-- START GIVEN INFORMATION --

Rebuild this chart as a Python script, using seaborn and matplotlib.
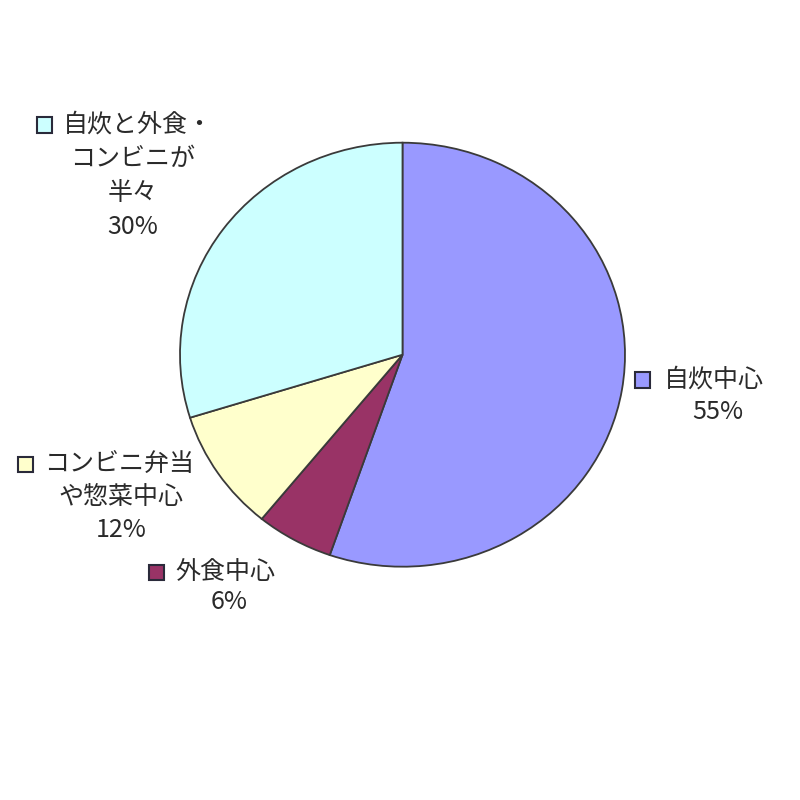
import matplotlib
matplotlib.use("Agg")
import matplotlib.pyplot as plt
import matplotlib.patches as mpatches
import seaborn as sns

# wedge shares as drawn, and the percentages printed in the labels
categories = ["自炊中心", "外食中心", "コンビニ弁当\nや惣菜中心", "自炊と外食・\nコンビニが\n半々"]
shares = [55.3, 5.6, 9.3, 29.8]
pct_labels = ["55%", "6%", "12%", "30%"]
colors = ["#9999FF", "#993366", "#FFFFCC", "#CCFFFF"]

sns.set_theme(style="white")
plt.rcParams['font.family'] = ['Noto Sans CJK JP', 'DejaVu Sans']

W = H = 800
fig = plt.figure(figsize=(8, 8), dpi=100)
fig.patch.set_facecolor("white")

# pie axes (slightly wider than tall, like the original)
cx, cy, rx, ry = 402.5, 354.7, 222.5, 212.0
ax = fig.add_axes([(cx - rx) / W, (H - cy - ry) / H, 2 * rx / W, 2 * ry / H])
ax.pie(shares, colors=colors, startangle=90, counterclock=False,
       wedgeprops=dict(edgecolor="#3a3a3a", linewidth=1.3))
ax.set_aspect("auto")
ax.set_xlim(-1, 1)
ax.set_ylim(-1, 1)
ax.axis("off")

# label layout in pixels: square centre x, first-line y, first-line text start x,
# centre x of the following lines, line step
label_pos = [
    (642, 380, 664, 718, 32),
    (156, 572, 175, 229, 30),
    (25, 464, 44, 121, 33),
    (44, 125, 63, 133, 34),
]

fs = 18
sq = 15
for name, pct, col, (sx, ty, tx0, tc, step) in zip(categories, pct_labels, colors, label_pos):
    lines = name.split("\n") + [pct]
    fig.text(tx0 / W, 1 - ty / H, lines[0], ha="left", va="center",
             fontsize=fs, color="#2a2a2a")
    for k, ln in enumerate(lines[1:], start=1):
        fig.text(tc / W, 1 - (ty + k * step) / H, ln, ha="center", va="center",
                 fontsize=fs, color="#2a2a2a")
    fig.add_artist(mpatches.Rectangle(((sx - sq / 2) / W, 1 - (ty + sq / 2) / H),
                                      sq / W, sq / H, transform=fig.transFigure,
                                      facecolor=col, edgecolor="#2a2a3a", linewidth=1.5))

plt.savefig("out.png", dpi=100, facecolor="white")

-- END GIVEN INFORMATION --

■ **PROBLEM STATEMENT**: Copy the listing word for word, excluding its pictures.

■ **RESULT OF THIS EXERCISE**:
Rebuild this chart as a Python script, using seaborn and matplotlib.
import matplotlib
matplotlib.use("Agg")
import matplotlib.pyplot as plt
import matplotlib.patches as mpatches
import seaborn as sns

# wedge shares as drawn, and the percentages printed in the labels
categories = ["自炊中心", "外食中心", "コンビニ弁当\nや惣菜中心", "自炊と外食・\nコンビニが\n半々"]
shares = [55.3, 5.6, 9.3, 29.8]
pct_labels = ["55%", "6%", "12%", "30%"]
colors = ["#9999FF", "#993366", "#FFFFCC", "#CCFFFF"]

sns.set_theme(style="white")
plt.rcParams['font.family'] = ['Noto Sans CJK JP', 'DejaVu Sans']

W = H = 800
fig = plt.figure(figsize=(8, 8), dpi=100)
fig.patch.set_facecolor("white")

# pie axes (slightly wider than tall, like the original)
cx, cy, rx, ry = 402.5, 354.7, 222.5, 212.0
ax = fig.add_axes([(cx - rx) / W, (H - cy - ry) / H, 2 * rx / W, 2 * ry / H])
ax.pie(shares, colors=colors, startangle=90, counterclock=False,
       wedgeprops=dict(edgecolor="#3a3a3a", linewidth=1.3))
ax.set_aspect("auto")
ax.set_xlim(-1, 1)
ax.set_ylim(-1, 1)
ax.axis("off")

# label layout in pixels: square centre x, first-line y, first-line text start x,
# centre x of the following lines, line step
label_pos = [
    (642, 380, 664, 718, 32),
    (156, 572, 175, 229, 30),
    (25, 464, 44, 121, 33),
    (44, 125, 63, 133, 34),
]

fs = 18
sq = 15
for name, pct, col, (sx, ty, tx0, tc, step) in zip(categories, pct_labels, colors, label_pos):
    lines = name.split("\n") + [pct]
    fig.text(tx0 / W, 1 - ty / H, lines[0], ha="left", va="center",
             fontsize=fs, color="#2a2a2a")
    for k, ln in enumerate(lines[1:], start=1):
        fig.text(tc / W, 1 - (ty + k * step) / H, ln, ha="center", va="center",
                 fontsize=fs, color="#2a2a2a")
    fig.add_artist(mpatches.Rectangle(((sx - sq / 2) / W, 1 - (ty + sq / 2) / H),
                                      sq / W, sq / H, transform=fig.transFigure,
                                      facecolor=col, edgecolor="#2a2a3a", linewidth=1.5))

plt.savefig("out.png", dpi=100, facecolor="white")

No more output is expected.